I know there’s so much said about how as you develop the practice you get more and more a sense of interconnectedness. And there is a sense of compassion that grows because you realize that everybody else is experiencing the same problem you are. They have their own inner demons. They have their own inner sufferings. The more you get in touch with your own sufferings inside, the more you can be compassionate toward others.
But at the same time, there’s a very strong sense of separateness. After all, this is paccattam veditabbo viññuhi: something to be known by the observant for themselves, by themselves. If we were all one, then when the Buddha gained awakening, everybody would have been awakened. And if we still insist that we’re all one, then nobody’s going to get awakened, and it would follow that the Buddha himself was not awakened. There’s an aspect of us that’s separate, and it’s a separate problem that we each have to deal with. And as I said, nobody else can do this for you. And if you don’t do it now, when are you going to do it?
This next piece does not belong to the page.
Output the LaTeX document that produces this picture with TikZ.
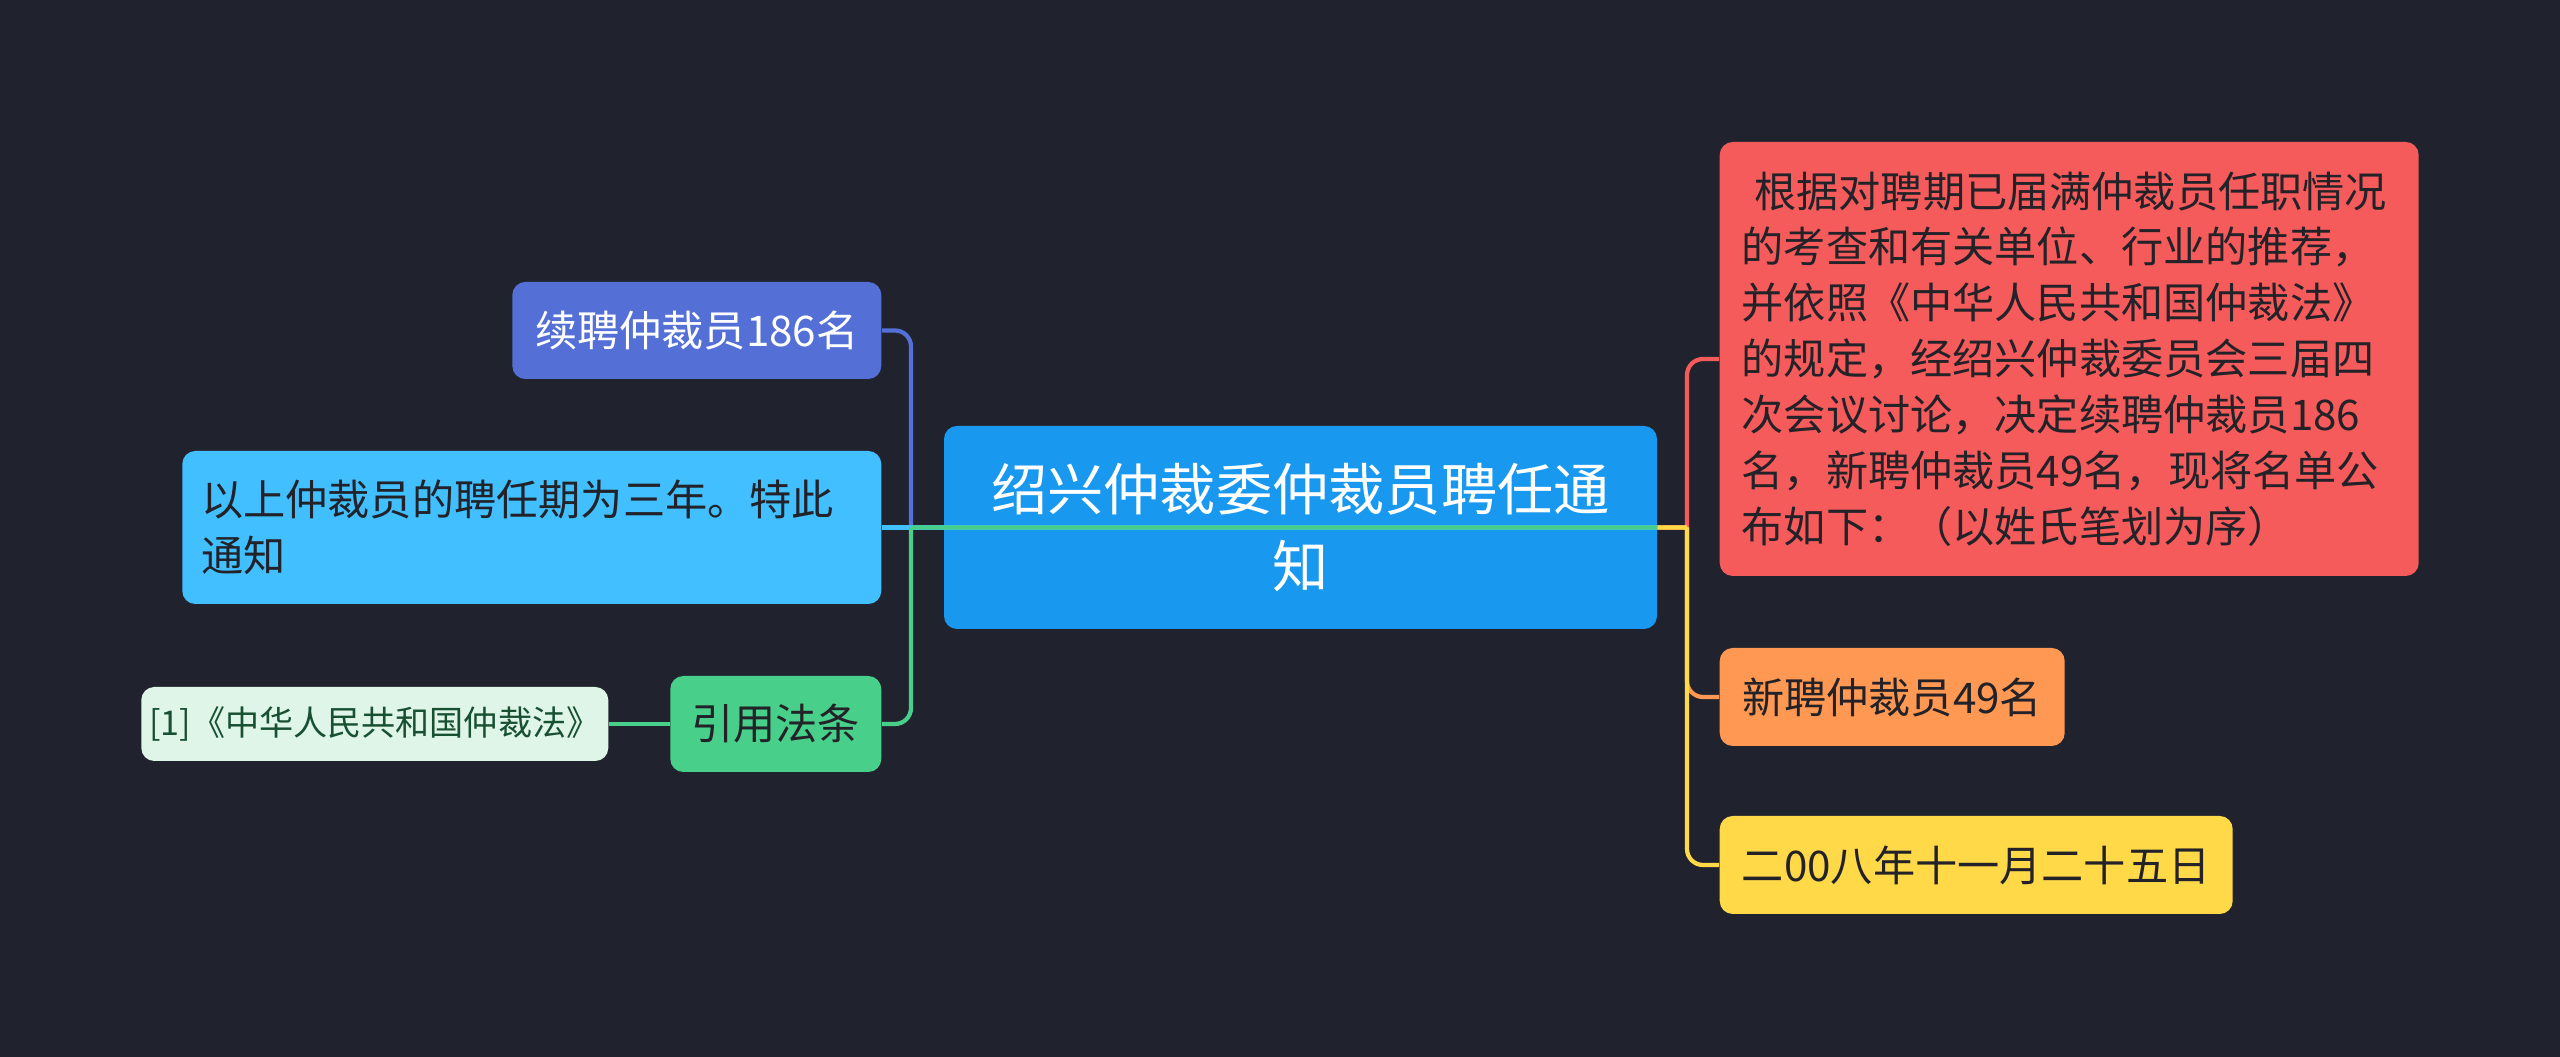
\documentclass[tikz,border=0pt]{standalone}
\usepackage{fontspec}
\setmainfont{Noto Sans CJK SC}
\definecolor{bgcolor}{RGB}{32,35,46}
\definecolor{rootcolor}{RGB}{25,152,240}
\definecolor{redcolor}{RGB}{246,91,91}
\definecolor{orangecolor}{RGB}{255,152,82}
\definecolor{yellowcolor}{RGB}{255,217,72}
\definecolor{bluecolor}{RGB}{84,112,214}
\definecolor{lbcolor}{RGB}{65,191,255}
\definecolor{greencolor}{RGB}{72,207,138}
\definecolor{palecolor}{RGB}{222,245,232}
\definecolor{darktext}{RGB}{34,34,40}
\definecolor{citetext}{RGB}{24,80,50}
\tikzset{
  topic/.style={rectangle, rounded corners=0.13cm, inner sep=0pt, text=darktext,
    font=\fontsize{12pt}{15.9pt}\selectfont},
  link/.style={line width=1.2pt},
}

\begin{document}
\begin{tikzpicture}
\fill[bgcolor] (0,0) rectangle (25.6,10.57);
\useasboundingbox (0,0) rectangle (25.6,10.57);
% root
\node[topic, fill=rootcolor, text=white, minimum width=7.13cm, minimum height=2.03cm, align=center, font=\fontsize{16pt}{21.8pt}\selectfont] (root) at (13.005,5.295) {绍兴仲裁委仲裁员聘任通\\知};
% right side
\node[topic, fill=redcolor, anchor=west, minimum width=6.99cm, minimum height=4.34cm, text width=6.55cm, align=left] (basis) at (17.19,6.98) {\hspace{0.3em}根据对聘期已届满仲裁员任职情况\\的考查和有关单位、行业的推荐，\\并依照《中华人民共和国仲裁法》\\的规定，经绍兴仲裁委员会三届四\\次会议讨论，决定续聘仲裁员186\\名，新聘仲裁员49名，现将名单公\\布如下：（以姓氏笔划为序）};
\node[topic, fill=orangecolor, anchor=west, minimum width=3.45cm, minimum height=0.98cm] (newhire) at (17.19,3.60) {新聘仲裁员49名};
\node[topic, fill=yellowcolor, anchor=west, minimum width=5.13cm, minimum height=0.98cm] (date) at (17.19,1.92) {二00八年十一月二十五日};
% left side
\node[topic, fill=bluecolor, text=white, anchor=east, minimum width=3.69cm, minimum height=0.97cm] (renew) at (8.82,7.265) {续聘仲裁员186名};
\node[topic, fill=lbcolor, anchor=east, minimum width=6.99cm, minimum height=1.53cm, text width=6.61cm, align=left] (notice) at (8.82,5.295) {以上仲裁员的聘任期为三年。特此\\通知};
\node[topic, fill=greencolor, anchor=east, minimum width=2.11cm, minimum height=0.96cm] (law) at (8.82,3.33) {引用法条};
\node[topic, fill=palecolor, text=citetext, anchor=east, minimum width=4.67cm, minimum height=0.74cm, font=\fontsize{9.7pt}{12pt}\selectfont] (cite) at (6.09,3.33) {[1]《中华人民共和国仲裁法》};
% connectors
\coordinate (trunkL) at (9.11,5.295);
\coordinate (trunkR) at (16.87,5.295);
\draw[link, draw=bluecolor] (root.east) -- (trunkL) (trunkL) [rounded corners=0.16cm] |- (renew.east);
\draw[link, draw=lbcolor] (root.east) -- (notice.east);
\draw[link, draw=greencolor] (root.east) -- (trunkL) (trunkL) [rounded corners=0.16cm] |- (law.east);
\draw[link, draw=greencolor] (law.west) -- (cite.east);
\draw[link, draw=redcolor] (root.east) -- (trunkR) (trunkR) [rounded corners=0.16cm] |- (basis.west);
\draw[link, draw=orangecolor] (root.east) -- (trunkR) (trunkR) [rounded corners=0.16cm] |- (newhire.west);
\draw[link, draw=yellowcolor] (root.east) -- (trunkR) (trunkR) [rounded corners=0.16cm] |- (date.west);
\end{tikzpicture}
\end{document}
So whether you’re at the monastery or at home, the problem is right now. This problem is still breathing down your neck. You need to have a strong sense that you want to maintain that priority. After all, the Buddha made it his priority. All the things he could have taught after his awakening, all the many things he had seen and learned and had come to know, he said, were like the leaves in a forest. What he taught us was just a handful of leaves, i.e., the four noble truths. He saw that the problem, the suffering that we cause ourselves, is the number-one problem. When that problem is solved, everything is solved. But it’s an inner problem. And the work to get beyond suffering is inner work.
Now, the fact that you’re focusing in here, as I said, will have an impact on others. You have to understand that and have some compassion for them. Treat them with lots of goodwill. But be firm in your sense of where your real work lies. You’re a new you in other people’s old worlds. But don’t let your world be circumscribed by theirs. Your world is a world in which there has been a Buddha. He’s taught the Dhamma. The Dhamma is still alive. The problem of suffering can be solved. So maintain that sense of the world, regardless of what comes in through the media, what comes in through the pressure from the people around you.
This is why they say that when we take refuge in the Buddha and the Dhamma and the Sangha, the word sarana, which we translate as refuge, also means something you hold in mind, something you remember. Always remember the Buddha. Ajaan Suwat, after he’d had his accident, found that his ability to give Dhamma talks was pretty severely curtailed. He wanted to focus on the issues that he saw of most importance. And one of them was: The only true safety in life, the only true refuge in life, is the Triple Gem. Always keep that in mind. Have the fact of the Buddha’s awakening define the world in which you live, regardless of how other people want to define you in their worlds. You get to define your world, so do it well.
After all, this is a world in which there’s hope. So try to stay de-domesticated. You may not look that way outside, but maintain that attitude inside, and that’s what will see you through.